F, P, D should all be known values. You have selected a faster (#6-32). Use the MMC of F in the equation.

You should be solving for T1, or T2, or H. Obviously you will have to assign values to two of these variables and then solve for the remaining. If you know the positional tolerances that can be held by the processes that will make the holes then you can solve for H.

Look at appendix B.5 in ASME Y14.5-2009 for an example of this equation in use.

 

[chez311]

Orange = top plate. The hole in the center is tapped 6-32 (to essentially captivate the screw once you thread it through the top plate).
(...)
Red = 6-32 threaded captive fastener with a necked down portion. The necked down portion is free to move diametrically in the Orange (top plate) 6-32 thread minor diameter.

I had to re-read this in order to see what your design requirements are. This seems to be the limiting portion.

Typically as AndrewTT hinted at H is your unknown and can increase or decrease proportionally based on your constants T1/T2 dictated by expected process limits. Based on your specific design, H has a relatively stringent limitation as it must capture the fastener (presumably for assembly/service requirements). If you didn't have this requirement your design would have more leeway for larger position tolerances. Since you are limited by a maximum diameter for H, this puts a squeeze on things.

What I would do is set H to the maximum diameter you can allow while still capturing the fastener - tap drills for aluminum/steel usually have 75% and 50% thread respectively, you could probably get away with less than 25% thread since it just needs to capture it and not hold any torque, though some experimentation might help determine this limit. Your diameter F is perhaps not a constant, but it does have a minimum limit based on your applied torque ie: you do not want the fastener to yield or fail after applied preload or in service. You should determine this minimum limit, apply what you think is a reasonable tolerance to either T1 or T2, and solve for the other. From there you can increase your diameter F until you get to a value for T1 which can be held by manufacturing. You may have to play with the value for T2 or T1 (whichever one you set as a constant) in order to achieve this, as well as have a conversation with your manufacturing department (or supplier) as to what tolerances for T1/T2 can be achieved with their processes, or what kind of increased precision is possible (and at what cost). You could also set T1/T2 as constants and solve for F and change T1/T2 until your value for F is above your minimum - either way its going to take some iteration.
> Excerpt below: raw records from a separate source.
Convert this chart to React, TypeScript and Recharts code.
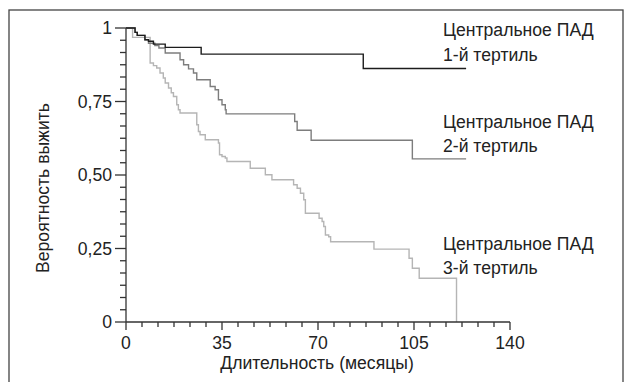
import React from 'react';
import { LineChart, Line, XAxis, YAxis } from 'recharts';

// ---- Data ----
const tertile1Months = [0, 3.3, 4.1, 6.9, 8.2, 10, 14.3, 27.4, 86.5, 124];
const tertile1Surv = [1, 0.985, 0.975, 0.96, 0.955, 0.945, 0.934, 0.911, 0.862, 0.862];

const tertile2Months = [0, 3.3, 4.1, 6.9, 8.2, 10.5, 12, 14.3, 19.7, 21, 22.8, 24.6, 25.8, 30.7, 32.5, 33.7, 35, 36.2, 36.5, 61.5, 62.4, 67.5, 104.4, 124];
const tertile2Surv = [1, 0.985, 0.975, 0.96, 0.948, 0.94, 0.932, 0.915, 0.892, 0.875, 0.861, 0.847, 0.824, 0.801, 0.79, 0.756, 0.739, 0.722, 0.708, 0.682, 0.652, 0.618, 0.555, 0.555];

const tertile3Months = [0, 2.4, 8.8, 10, 11.2, 12.4, 13.6, 14.3, 15.5, 16.5, 17.3, 18.5, 19.1, 19.7, 25.8, 26.4, 27, 28.9, 33.7, 34.1, 35, 36.2, 36.8, 45.3, 50.8, 53.2, 61.1, 62.4, 63.6, 64.8, 65.4, 70.4, 71.5, 72.1, 72.7, 73.9, 74.6, 90.4, 103.2, 104.4, 106.9, 120.5];
const tertile3Surv = [1, 0.968, 0.881, 0.872, 0.864, 0.847, 0.83, 0.813, 0.796, 0.78, 0.767, 0.739, 0.722, 0.711, 0.671, 0.648, 0.637, 0.62, 0.609, 0.569, 0.563, 0.558, 0.546, 0.523, 0.501, 0.484, 0.467, 0.455, 0.438, 0.416, 0.37, 0.353, 0.342, 0.325, 0.296, 0.29, 0.273, 0.248, 0.217, 0.183, 0.149, 0];

const xMajorTicks = [0, 35, 70, 105, 140];
const yMajorTicks = [0, 0.25, 0.5, 0.75, 1];
const yTickLabels = ['0', '0,25', '0,50', '0,75', '1'];
const seriesLabelTop = 'Центральное ПАД';
const seriesLabelBottom = ['1-й тертиль', '2-й тертиль', '3-й тертиль'];
const xTitle = 'Длительность (месяцы)';
const yTitle = 'Вероятность выжить';

const xAllTicks: number[] = [];
for (let i = 0; i <= 24; i++) xAllTicks.push((140 * i) / 24);
const yAllTicks: number[] = [];
for (let i = 0; i <= 24; i++) yAllTicks.push(i / 24);

const build = (t: number[], s: number[]) => t.map((m, i) => ({ t: m, s: s[i] }));
const data1 = build(tertile1Months, tertile1Surv);
const data2 = build(tertile2Months, tertile2Surv);
const data3 = build(tertile3Months, tertile3Surv);

const FONT = "'Liberation Sans', Arial, sans-serif";
const FS = 17.6;
const TEXT = '#222';
const AXIS = '#333';

const XTick = (props: any) => {
  const { x, y, payload } = props;
  const v = payload.value;
  const mi = xMajorTicks.findIndex((m) => Math.abs(m - v) < 1e-6);
  const major = mi >= 0;
  return (
    <g>
      <line x1={x} y1={y} x2={x} y2={y + (major ? 8 : 5)} stroke={AXIS} strokeWidth={1.3} />
      {major && (
        <text x={x} y={y + 21} textAnchor="middle" dominantBaseline="central" fontFamily={FONT} fontSize={FS} fill={TEXT}>
          {xMajorTicks[mi]}
        </text>
      )}
    </g>
  );
};

const YTick = (props: any) => {
  const { x, y, payload } = props;
  const v = payload.value;
  const mi = yMajorTicks.findIndex((m) => Math.abs(m - v) < 1e-6);
  const major = mi >= 0;
  return (
    <g>
      <line x1={x} y1={y} x2={x - (major ? 11 : 6)} y2={y} stroke={AXIS} strokeWidth={1.3} />
      {major && (
        <text x={x - 14} y={y} textAnchor="end" dominantBaseline="central" fontFamily={FONT} fontSize={FS} fill={TEXT}>
          {yTickLabels[mi]}
        </text>
      )}
    </g>
  );
};

const labelYs = [[30, 54.5], [121.5, 146], [243.5, 268]];

export default function App() {
  return (
    <div style={{ position: 'absolute', left: 0, top: 0, width: 631, height: 382, background: '#fff' }}>
      <LineChart width={631} height={382} margin={{ top: 28, right: 121, bottom: 20, left: 66 }}>
        <rect x={9} y={10} width={614} height={380} fill="none" stroke="#444" strokeWidth={1.3} />
        <XAxis
          type="number"
          dataKey="t"
          domain={[0, 140]}
          ticks={xAllTicks}
          interval={0}
          tickSize={0}
          tickMargin={0}
          tick={<XTick />}
          tickLine={false}
          axisLine={{ stroke: AXIS, strokeWidth: 1.3 }}
          height={40}
          allowDataOverflow
        />
        <YAxis
          type="number"
          domain={[0, 1]}
          ticks={yAllTicks}
          interval={0}
          tickSize={0}
          tickMargin={0}
          tick={<YTick />}
          tickLine={false}
          axisLine={{ stroke: AXIS, strokeWidth: 1.3 }}
          width={60}
        />
        <Line data={data3} dataKey="s" type="stepAfter" stroke="#b5b5b5" strokeWidth={1.4} dot={false} isAnimationActive={false} />
        <Line data={data2} dataKey="s" type="stepAfter" stroke="#7d7d7d" strokeWidth={1.4} dot={false} isAnimationActive={false} />
        <Line data={data1} dataKey="s" type="stepAfter" stroke="#1c1c1c" strokeWidth={1.4} dot={false} isAnimationActive={false} />
        {labelYs.map((ys, i) => (
          <g key={i}>
            <text x={443} y={ys[0]} dominantBaseline="central" fontFamily={FONT} fontSize={FS} fill={TEXT}>{seriesLabelTop}</text>
            <text x={443} y={ys[1]} dominantBaseline="central" fontFamily={FONT} fontSize={FS} fill={TEXT}>{seriesLabelBottom[i]}</text>
          </g>
        ))}
        <text x={317} y={363} textAnchor="middle" dominantBaseline="central" fontFamily={FONT} fontSize={FS} fill={TEXT}>{xTitle}</text>
        <text x={43} y={188} textAnchor="middle" dominantBaseline="central" fontFamily={FONT} fontSize={FS} fill={TEXT} transform="rotate(-90 43 188)">{yTitle}</text>
      </LineChart>
    </div>
  );
}
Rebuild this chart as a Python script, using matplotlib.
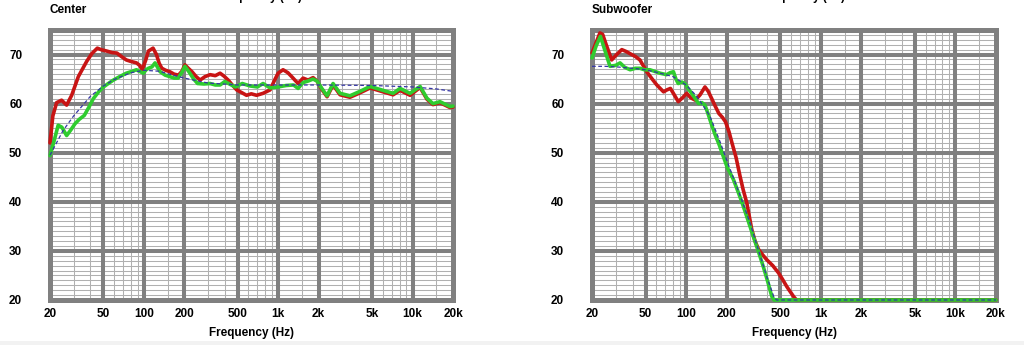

Fair warning, depending on how the values for F and H shake out (as well as your projected height) these T1/T2 may be very tight and come at a commensurate cost. At that point, it may be worth looking into an alternate method of making that fastener captive - or an alternate method for the threaded portion of the mating part (ie: some sort of captive, floating nut).

 

[drawoh]

dthom0425,

I claim that the orientation of your screw will be due to the top face of the top plate and the top face of the washer. A 1.5D[ ]helicoil insert is not going to control the tilt angle of your screw. Problem solved?

Try doing this from first principles. Use CAD and draw your fastener at the maximum angle allowed by your projected tolerance. You have no control over the clearance hole. Is this a custom screw that lets you control the shaft diameter?

Again, I do not think you have a problem.



--
JHG

 

[3DDave]

Fixed fastener calculations are most applicable to hardended pins installed with heavy interference fits into strong materials.

When applied to threaded fasteners they become a bit weak as a predictor. The problem is that during initial installation, starting with the first thread engaged, the thread has nearly no orientation limiting. As more threads are engaged, as the fastener is turned, there is more orientation limiting, but usually some clearance remains and the control is not absolute.

Usually there is a transition where the fastener is tightened, causing deformation of the threads and bending as the forces on the underside of a canted fastener head comes into contact with the mating part.

Unfortunately, GD&T experts don't normally inquire as to the stresses induced and go just on rigid body predictions for performance. I have done such calculations, though not for threaded fasteners. It's not been a cost effective analysis to perform.